If your family is like mine, everyone expects a hug hello, and a hug goodbye (I also have 27 first cousins, and my family events run 100 people strong so this process takes some time). I love my family very much. I am not a hugger.

Being forced to hug family members as a kid was the earliest messaging I received that my body is not my own property. I have anxiety. Part of my anxiety is an extreme discomfort being touched by people with whom I don’t have an intimate relationship. Regardless of my feelings towards hugging, I grew up in a socio-cultural environment where it was considered rude if I didn’t hug even one family member in both greeting and farewell. If I refused to hug someone, my elders would be disappointed in my “attitude.”

The knowledge that I will be forced to hug 100+ people that I barely ever see is daunting. Attending a family party means knowingly walking into a situation where I will be forced out of my physical comfort zone against my will over and over again. Additionally, the knowledge that my natural boundaries around physical touch is a disappointment to my family members increases my feelings of shame and failure about my mental health.

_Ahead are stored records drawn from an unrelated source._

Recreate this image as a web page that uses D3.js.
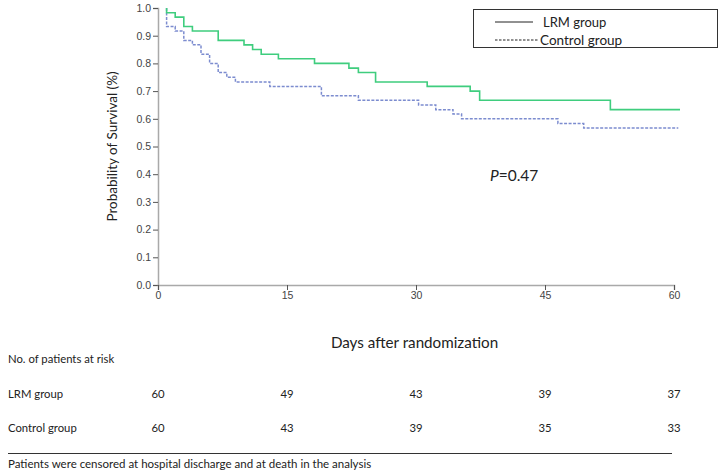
<!DOCTYPE html>
<html>
<head>
<meta charset="utf-8">
<script src="https://cdn.jsdelivr.net/npm/d3@7"></script>
<style>
  body { margin: 0; background: #fff; }
  svg { display: block; }
</style>
</head>
<body>
<div id="plot-container"></div>
<script>
// Kaplan-Meier steps
const lrmTimes = [1, 1, 2, 3, 4, 7, 10, 11, 12, 14, 18.2, 22.2, 23.3, 25.3, 31.3, 36.3, 37.4, 52.6, 60.7];
const lrmSurv  = [1.0, 0.983, 0.967, 0.933, 0.917, 0.883, 0.867, 0.85, 0.833, 0.817, 0.80, 0.783, 0.767, 0.733, 0.717, 0.70, 0.667, 0.633, 0.633];

const ctrlTimes = [1, 1, 2, 3, 4, 5, 6, 7, 8, 9, 13, 19, 23.3, 30.3, 32.3, 34.3, 35.3, 46.5, 49.5, 60.5];
const ctrlSurv  = [1.0, 0.933, 0.917, 0.883, 0.867, 0.833, 0.80, 0.767, 0.75, 0.733, 0.717, 0.683, 0.667, 0.65, 0.633, 0.617, 0.60, 0.583, 0.567, 0.567];

const xTicks = [0, 15, 30, 45, 60];
const yTicks = [0, 0.1, 0.2, 0.3, 0.4, 0.5, 0.6, 0.7, 0.8, 0.9, 1.0];

const riskGroups = ["LRM group", "Control group"];
const riskLrm  = [60, 49, 43, 39, 37];
const riskCtrl = [60, 43, 39, 35, 33];

const pValue = "0.47";
const footnote = "Patients were censored at hospital discharge and at death in the analysis";

const width = 721, height = 474;
const margin = { top: 8, left: 158, right: 47, bottom: 189 };

const svg = d3.select("#plot-container").append("svg")
    .attr("width", width)
    .attr("height", height);

const xScale = d3.scaleLinear().domain([0, 60]).range([margin.left, width - margin.right]);
const yScale = d3.scaleLinear().domain([0, 1]).range([height - margin.bottom, margin.top]);

const tickFont = "Arial, 'Liberation Sans', sans-serif";
const textFont = "Lato, 'Open Sans', sans-serif";
const axisColor = "#a9a9a9";

// y axis
const yAxis = svg.append("g")
    .attr("transform", `translate(${margin.left},0)`)
    .call(d3.axisLeft(yScale).tickValues(yTicks).tickFormat(d3.format(".1f")).tickSize(5).tickPadding(2));
// x axis
const xAxis = svg.append("g")
    .attr("transform", `translate(0,${yScale(0)})`)
    .call(d3.axisBottom(xScale).tickValues(xTicks).tickSize(5).tickPadding(2));

[yAxis, xAxis].forEach(ax => {
  ax.select(".domain").attr("stroke", axisColor).attr("stroke-width", 1.5);
  ax.selectAll(".tick line").attr("stroke", "#555");
  ax.selectAll("text").attr("fill", "#444").attr("font-family", tickFont).attr("font-size", 10.5);
});

// curves
const line = d3.line()
    .x(d => xScale(d[0]))
    .y(d => yScale(d[1]))
    .curve(d3.curveStepAfter);

svg.append("path")
    .datum(d3.zip(ctrlTimes, ctrlSurv))
    .attr("fill", "none")
    .attr("stroke", "#7c8ccf")
    .attr("stroke-width", 1.5)
    .attr("stroke-dasharray", "3,1.5")
    .attr("d", line);

svg.append("path")
    .datum(d3.zip(lrmTimes, lrmSurv))
    .attr("fill", "none")
    .attr("stroke", "#3fcd7e")
    .attr("stroke-width", 1.6)
    .attr("d", line);

// y label
svg.append("text")
    .attr("transform", `translate(112,${(yScale(0) + yScale(1)) / 2}) rotate(-90)`)
    .attr("text-anchor", "middle")
    .attr("dominant-baseline", "central")
    .attr("font-family", textFont)
    .attr("font-size", 13.5)
    .attr("fill", "#222")
    .text("Probability of Survival (%)");

// legend
const legend = svg.append("g");
legend.append("rect")
    .attr("x", 473.5).attr("y", 9.5)
    .attr("width", 244).attr("height", 38)
    .attr("fill", "#fff").attr("stroke", "#333").attr("stroke-width", 1);
legend.append("line")
    .attr("x1", 495).attr("x2", 533).attr("y1", 22).attr("y2", 22)
    .attr("stroke", "#222").attr("stroke-width", 1);
legend.append("line")
    .attr("x1", 495).attr("x2", 539).attr("y1", 40).attr("y2", 40)
    .attr("stroke", "#222").attr("stroke-width", 1).attr("stroke-dasharray", "2.5,1.5");
legend.append("text")
    .attr("x", 543).attr("y", 22).attr("dominant-baseline", "central")
    .attr("font-family", textFont).attr("font-size", 13).attr("fill", "#222")
    .text("LRM group");
legend.append("text")
    .attr("x", 540).attr("y", 40).attr("dominant-baseline", "central")
    .attr("font-family", textFont).attr("font-size", 13.5).attr("fill", "#222")
    .text("Control group");

// p value
const pText = svg.append("text")
    .attr("x", 490).attr("y", 175).attr("dominant-baseline", "central")
    .attr("font-family", textFont).attr("font-size", 15.5).attr("fill", "#222");
pText.append("tspan").attr("font-style", "italic").text("P");
pText.append("tspan").text("=" + pValue);

// x label
svg.append("text")
    .attr("x", 414.5).attr("y", 342).attr("text-anchor", "middle").attr("dominant-baseline", "central")
    .attr("font-family", textFont).attr("font-size", 15.2).attr("fill", "#222")
    .text("Days after randomization");

// numbers at risk table
const tableSize = 11.3;
svg.append("text")
    .attr("x", 8).attr("y", 358).attr("dominant-baseline", "central")
    .attr("font-family", textFont).attr("font-size", tableSize).attr("fill", "#222")
    .text("No. of patients at risk");

const rowY = [393, 427];
[riskLrm, riskCtrl].forEach((row, i) => {
  svg.append("text")
      .attr("x", 8).attr("y", rowY[i]).attr("dominant-baseline", "central")
      .attr("font-family", textFont).attr("font-size", tableSize).attr("fill", "#222")
      .text(riskGroups[i]);
  svg.append("g").selectAll("text")
      .data(row)
      .enter()
      .append("text")
      .attr("x", (d, j) => xScale(xTicks[j]))
      .attr("y", rowY[i])
      .attr("text-anchor", "middle")
      .attr("dominant-baseline", "central")
      .attr("font-family", textFont).attr("font-size", tableSize).attr("fill", "#222")
      .text(d => d);
});

svg.append("line")
    .attr("x1", 8).attr("x2", 672).attr("y1", 453.5).attr("y2", 453.5)
    .attr("stroke", "#333").attr("stroke-width", 1);

svg.append("text")
    .attr("x", 8).attr("y", 463).attr("dominant-baseline", "central")
    .attr("font-family", textFont).attr("font-size", 11.5).attr("fill", "#222")
    .text(footnote);
</script>
</body>
</html>
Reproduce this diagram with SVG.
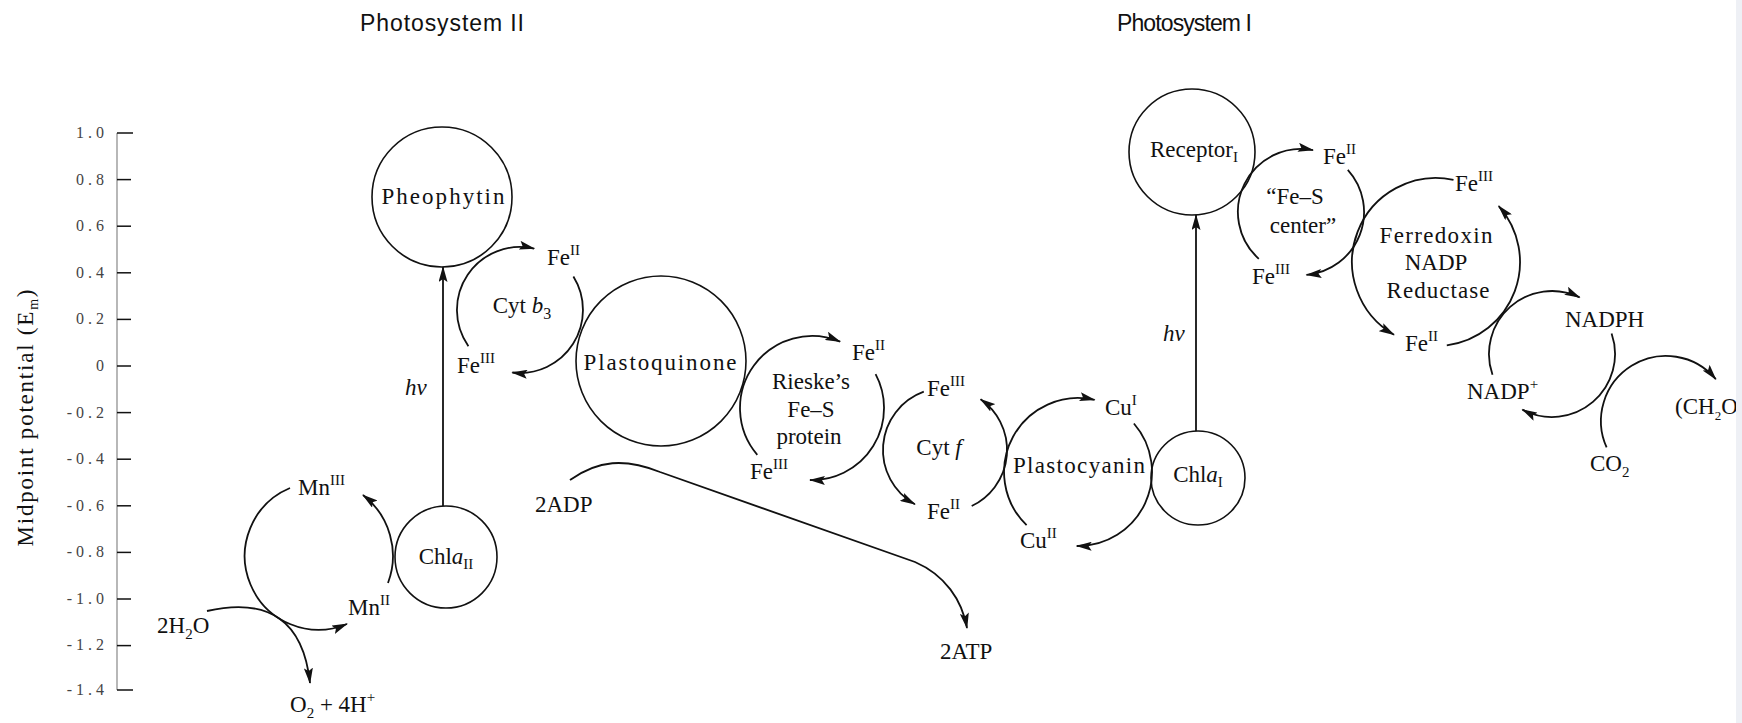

I do love “the holidays.” Like many people I know, some of my favorite childhood and family memories center around this time of year. But I also have depression and anxiety, and navigating the holidays and mental health is difficult. If you’re reading this and you have a family member that suffers with mental health issues, think about what it would take to be an ally to them as they navigate the social politics of family functions this time of year. Although spending time with family can be stressful, it was also my family that made my Thanksgiving so pleasant as the people in attendance chose understanding and support over commitment to social norms. And that’s all I can really ask for.